1

I have a text file that looks like this:

   rno-miR-344-5p
   miRPlus_11239/mmu-miR-383/rno-miR-383
   hsa-miR-301a/mmu-miR-301a/rno-miR-301a
   hsa-miR-199a-3p/hsa-miR-199b-3p/mmu-miR-199a-3p/mmu-miR-199b/rno-miR-199a-3p
   Empty
   Hy3
   rno-miR-1

   rno-miR-598-5p
   spike_control_h

   Empty

I would like to print every line.

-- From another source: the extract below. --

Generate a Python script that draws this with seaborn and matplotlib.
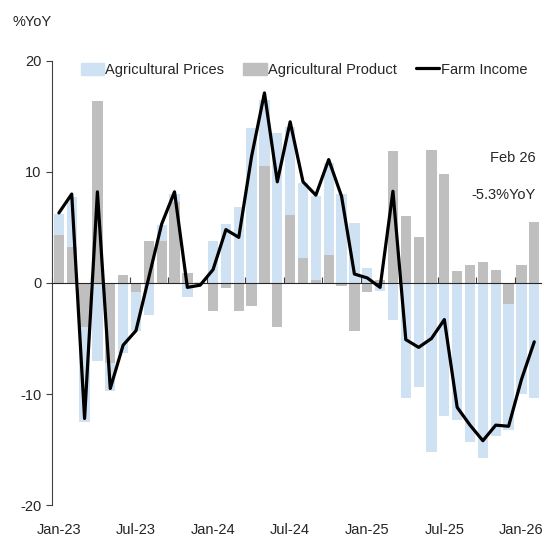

BUT for those lines that contain e.g. hsa-miR-301a/mmu-miR-301a/rno-miR-301a I would like to print only the rno-miR-etc part.

I've been trying to do this with awk but I out of my depth.

1 Answer 1

2

assuming slash only occurs on the lines you are targetting:

awk -F/ '{print $NF}' file

will print only the last slash-separated field. On lines with no slash, field 1 is also the last field.

If you are specifically targetting lines starting with hsa-miR, then:

awk -F/ '/^hsa-miR/ {print $NF; next} {print}' file
3
  • Great, you're first solution is perfect. Could you please explain it?
    – duff
    May 19, 2014 at 17:26
  • I thought I did. The -F option defines the field separator. The NF variable is the number of fields. The $ operator refers to the value of the given field number. May 19, 2014 at 17:40
  • Indeed you did. After posting I thought 'How lazy I am!' and went a looked up what NF did. Thanks again.